Thursday, November 22, 2018

The Theoretical Positions of the Austrian School and Chicago School Do Not Converge

But there is one fundamental question that must be explained. If we acknowledge that it was Eugen Böhm-Bawerk, L. von Mises and F. Hayek who offered the best arguments in favour of the market in the debate on economic calculation in a communist society, why have their ideas been marginalized when it comes to offering a view of society? Why is pre-eminence given to the liberalism of the Chicago School and their homo economicus? It is generally argued that the contributions of the Austrian School have been absorbed into the present liberal neoclassical paradigm. I consider this argument to be false and the object of this book is to refute it. The theoretical positions of the Austrian School and Chicago School do not converge. The former is characterized by its construction of a theory of action, whose core is the creative capacity of people in their social and cultural environment. The latter reduces all human behaviour to a mere optimization of functions with restrictions.

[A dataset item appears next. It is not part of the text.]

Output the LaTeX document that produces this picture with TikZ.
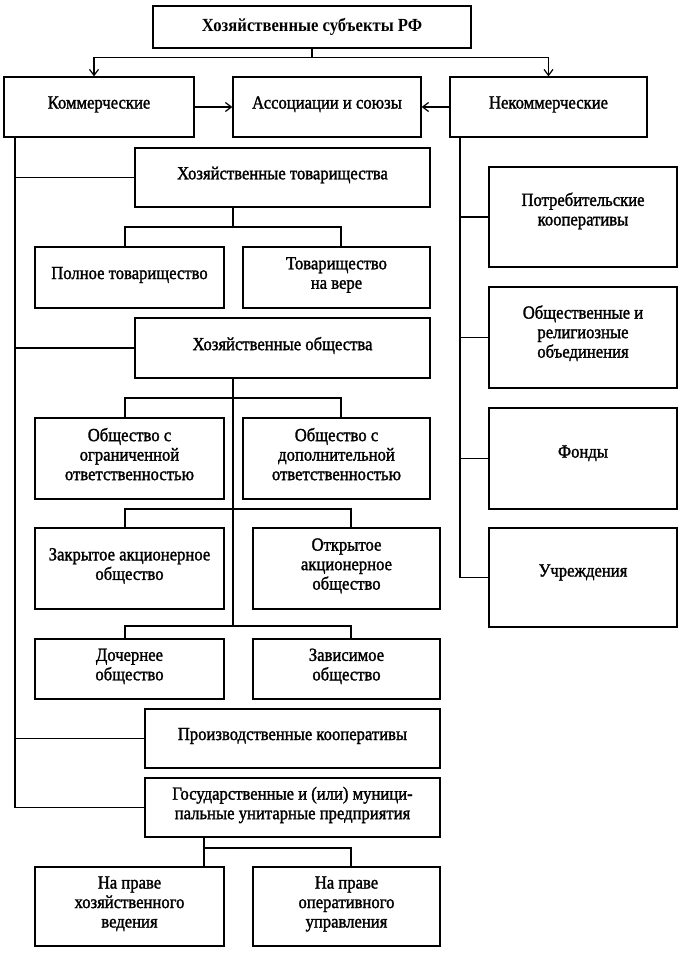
\documentclass[tikz,border=0pt]{standalone}
\usepackage{fontspec}
\setmainfont[FakeStretch=0.9]{Liberation Serif}
\newfontfamily\boxfont[FakeStretch=0.9,FakeBold=1.5]{Liberation Serif}
\usetikzlibrary{arrows.meta}
\begin{document}
\begin{tikzpicture}[x=1pt,y=-1pt,line width=1.2pt,
    box/.style={draw,rectangle,align=center,inner sep=0pt,text depth=9pt,
      font=\boxfont\fontsize{18.5}{19.5}\selectfont},
    arr/.style={-{Straight Barb[length=6pt,width=9pt]}}]
      \useasboundingbox (0,0) rectangle (684,953);
      \draw
        (312,27) node[box,minimum width=318,minimum height=42,text depth=5pt,
          font=\normalfont\bfseries\fontsize{18.5}{19.5}\selectfont] (title){Хозяйственные субъекты РФ}
        (99,107) node[box,minimum width=190,minimum height=60] (komm){Коммерческие}
        (327,107) node[box,minimum width=188,minimum height=60] (assoc){Ассоциации и союзы}
        (548.5,107) node[box,minimum width=197,minimum height=60] (nekomm){Некоммерческие}
        (282.5,177.5) node[box,minimum width=295,minimum height=59] (htov){Хозяйственные товарищества}
        (129.5,277.5) node[box,minimum width=189,minimum height=61] (poln){Полное товарищество}
        (336.5,277.5) node[box,minimum width=187,minimum height=61] (vera){Товарищество\\на вере}
        (282.5,348) node[box,minimum width=295,minimum height=60] (hob){Хозяйственные общества}
        (129.5,458.5) node[box,minimum width=189,minimum height=81] (ooo){Общество с\\ограниченной\\ответственностью}
        (336.5,458.5) node[box,minimum width=187,minimum height=81] (odo){Общество с\\дополнительной\\ответственностью}
        (129.5,568.5) node[box,minimum width=189,minimum height=81] (zao){Закрытое акционерное\\общество}
        (346.5,568.5) node[box,minimum width=187,minimum height=81] (oao){Открытое\\акционерное\\общество}
        (129.5,669) node[box,minimum width=189,minimum height=60] (doch){Дочернее\\общество}
        (346.5,669) node[box,minimum width=187,minimum height=60] (zav){Зависимое\\общество}
        (292.5,738.5) node[box,minimum width=295,minimum height=59] (pk){Производственные кооперативы}
        (292.5,807.5) node[box,minimum width=295,minimum height=59] (gup){Государственные и (или) муници-\\пальные унитарные предприятия}
        (129.5,906.5) node[box,minimum width=189,minimum height=79] (hoz){На праве\\хозяйственного\\ведения}
        (346.5,906.5) node[box,minimum width=187,minimum height=79] (oper){На праве\\оперативного\\управления}
        (583,217) node[box,minimum width=188,minimum height=100,text depth=16pt] (potr){Потребительские\\кооперативы}
        (583,337.5) node[box,minimum width=188,minimum height=101,text depth=12pt] (obsh){Общественные и\\религиозные\\объединения}
        (583,458.5) node[box,minimum width=188,minimum height=101,text depth=14pt] (fond){Фонды}
        (583,577.5) node[box,minimum width=188,minimum height=99,text depth=14pt] (uchr){Учреждения};
      \coordinate (lt) at (15,807.5);
      \coordinate (rt) at (460,577.5);
      \coordinate (j1) at (233,227);
      \coordinate (j2) at (233,398);
      \coordinate (j3) at (233,509);
      \coordinate (j4) at (233,626);
      \coordinate (j5) at (204,848);
      \begin{scope}[-]
        \draw[arr] (title.south) -- ++(0,9) -| ([xshift=-5pt]komm.north);
        \draw[arr] (title.south) -- ++(0,9) -| (nekomm.north);
        \draw[arr] (komm.east) -- (assoc.west);
        \draw[arr] (nekomm.west) -- (assoc.east);
        \draw (komm.south -| lt) -- (lt) -- (gup.west);
        \draw (htov.west) -- (htov.west -| lt);
        \draw (hob.west) -- (hob.west -| lt);
        \draw (pk.west) -- (pk.west -| lt);
        \draw (nekomm.south -| rt) -- (rt) -- (uchr.west);
        \draw (potr.west) -- (potr.west -| rt);
        \draw (obsh.west) -- (obsh.west -| rt);
        \draw (fond.west) -- (fond.west -| rt);
        \draw (htov.south -| j1) -- (j1);
        \draw ([xshift=-4.5pt]poln.north) |- (j1) -| ([xshift=4.5pt]vera.north);
        \draw (hob.south -| j2) -- (j4);
        \draw ([xshift=-4.5pt]ooo.north) |- (j2) -| ([xshift=4.5pt]odo.north);
        \draw ([xshift=-4.5pt]zao.north) |- (j3) -| ([xshift=4.5pt]oao.north);
        \draw ([xshift=-4.5pt]doch.north) |- (j4) -| ([xshift=4.5pt]zav.north);
        \draw (gup.south -| j5) -- (j5) -| ([xshift=4.5pt]oper.north);
        \draw (j5) -- (hoz.north -| j5);
      \end{scope}
    \end{tikzpicture}
\end{document}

And here arises the radical question in the present debate on the social sciences: does the overcoming of socialism imply reducing man to the neoclassical homo economicus? In the following pages, you will find the arguments in favour of a humanistic economics based on the contributions of the Austrian School in order to transcend the so-called scientistic reductionism of the Chicago School.

--Javier Aranzadi, preface to Liberalism against Liberalism: Theoretical Analysis of the Works of Ludwig von Mises and Gary Becker, Foundations of the Market Economy (London: Routledge, 2006), xv.